I don’t fully believe it. But distant, ancient parts of me do. I call them closer, crouch down in the grass, and feel fresh drops of dew on my legs.

As I’m ready to turn away, Wild Woman grabs my hand, locks eyes with me, and says there is more to tell me. She encourages me to dive into the depths of this sandpapery, skin-crawling vulnerability. And just sit there.

“Enough with the self-doubt. You’re a goddamn writer. Yes, your words are intense, full of your entire dripping heart. Own it. Stop lurking in the shadows. Be the full moon for once. It’s not too much. It’s who you are meant to be. It’s who you already are.”

Wild Woman, she doesn’t let us off easy, thank goodness. She wants us to own our damn creativity—instead of apologizing for it. Or worrying about it. Or hiding from it. She doesn’t give a sh*t about any of that.

As I consider this, not from the limiting frames my mind, but the vast landscapes that lie within us all—the fragrant desert blooms, jagged ocean cliffs, the unyielding resilience of the human heart, hidden cherry blossom blessings, sweaty sex, moments of revelation, I see the truth.

I see all that writing has helped me do: Listen to myself. Locate my voice. Trust my instincts. Sharpen my senses. Face not-knowing. Work through trauma. Connect with those who have faced similarly dark days.

This is what will keep me going. It’s not about likes on Facebook, my mental anxieties, or how many people buy my book.
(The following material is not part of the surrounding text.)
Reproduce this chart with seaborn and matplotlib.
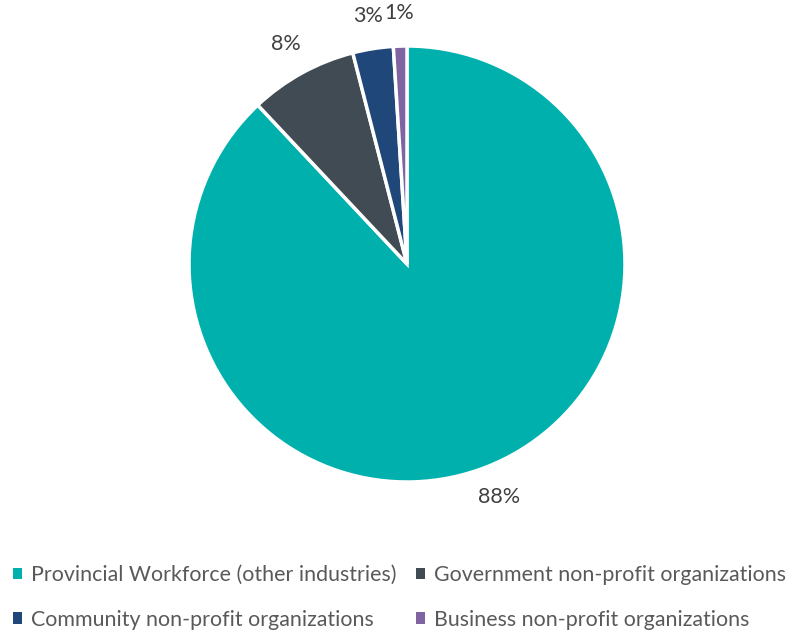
import matplotlib
matplotlib.use("Agg")
import matplotlib.pyplot as plt
from matplotlib.patches import Patch
import seaborn as sns

categories = [
    "Provincial Workforce (other industries)",
    "Government non-profit organizations",
    "Community non-profit organizations",
    "Business non-profit organizations",
]
shares = [88, 8, 3, 1]
colors = ["#00B0AD", "#414B54", "#1F477A", "#8064A2"]

sns.set_theme(style="white")
plt.rcParams["font.family"] = ["Lato", "DejaVu Sans"]

W, H = 801, 630
fig = plt.figure(figsize=(W / 100, H / 100), dpi=100)
cx, cy, r = 407, 264, 218
ax = fig.add_axes([(cx - r) / W, (H - cy - r) / H, 2 * r / W, 2 * r / H])

wedges, texts = ax.pie(
    shares,
    colors=colors,
    startangle=90,
    counterclock=False,
    labels=[f"{v}%" for v in shares],
    labeldistance=1.15,
    wedgeprops=dict(edgecolor="white", linewidth=2.5),
    textprops=dict(color="#404040", fontsize=15.5),
)
for t in texts:
    t.set_ha("center")
    t.set_va("center")
ax.set_aspect("equal")
ax.set_xlim(-1, 1)
ax.set_ylim(-1, 1)
ax.axis("off")

# legend reads row by row: reorder entries for matplotlib's column-major fill
order = [0, 2, 1, 3]
handles = [Patch(facecolor=colors[i], edgecolor="none") for i in order]
labels = [categories[i] for i in order]
leg = fig.legend(
    handles,
    labels,
    loc="lower left",
    bbox_to_anchor=(-0.008, -0.03),
    ncol=2,
    frameon=False,
    fontsize=15.4,
    handlelength=0.45,
    handleheight=0.45,
    handletextpad=0.4,
    columnspacing=0.9,
    labelspacing=1.15,
    labelcolor="#595959",
)

fig.savefig("out.png", dpi=100)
It’s about the invisible, unnameable force I feel when I write: like I am touching, for mere moments, the vivid fire of life itself.

So I shall hunt stories for eternities, track fragments of them through time and space—through the past, present, and future. I will sniff their scent from a hundred miles away. I will cut them out of the sky, jump up to catch them in midair with the edges of my fingernails. I will sit silently, covered in a silky net of ocean mist, and let them come to me. I will seduce them, joyously, with the swivel of my hips and unabated desire in my eyes.

Because stories are healing. Because any art that we make—it means something.

It is soulful and wonderful, no matter what it looks like.

It slaps us awake.

It is a door to something submerged in mystery. A genuine way to connect—with ourselves, with each other.

It is healing.

It is f*cking important.

So I listen to Wild Woman’s whispers, and my eyes narrow in focus and determination, in excitement, like a wolf on the hunt—a woman who has shed her skin a thousand times—and might perhaps be half-wolf, feral beneath it all.

I growl and show my teeth.

Complexity glistens.

I step up, in a new way.

My book is not the end. Yes, it is the end of something. But it’s the beginning of a thousand other things, an adventure unto itself.

Because growth never stops: it converges, diverges, and flows.

It dies in the dirt, blooms in too-hot sun and transforms into something else.

It shifts and softens and shimmies. It moves.

We never stop becoming.

We are not done.

I like that.

~

This piece was inspired by Women who Run with the Wolves by Dr. Clarissa Pinkola Estes.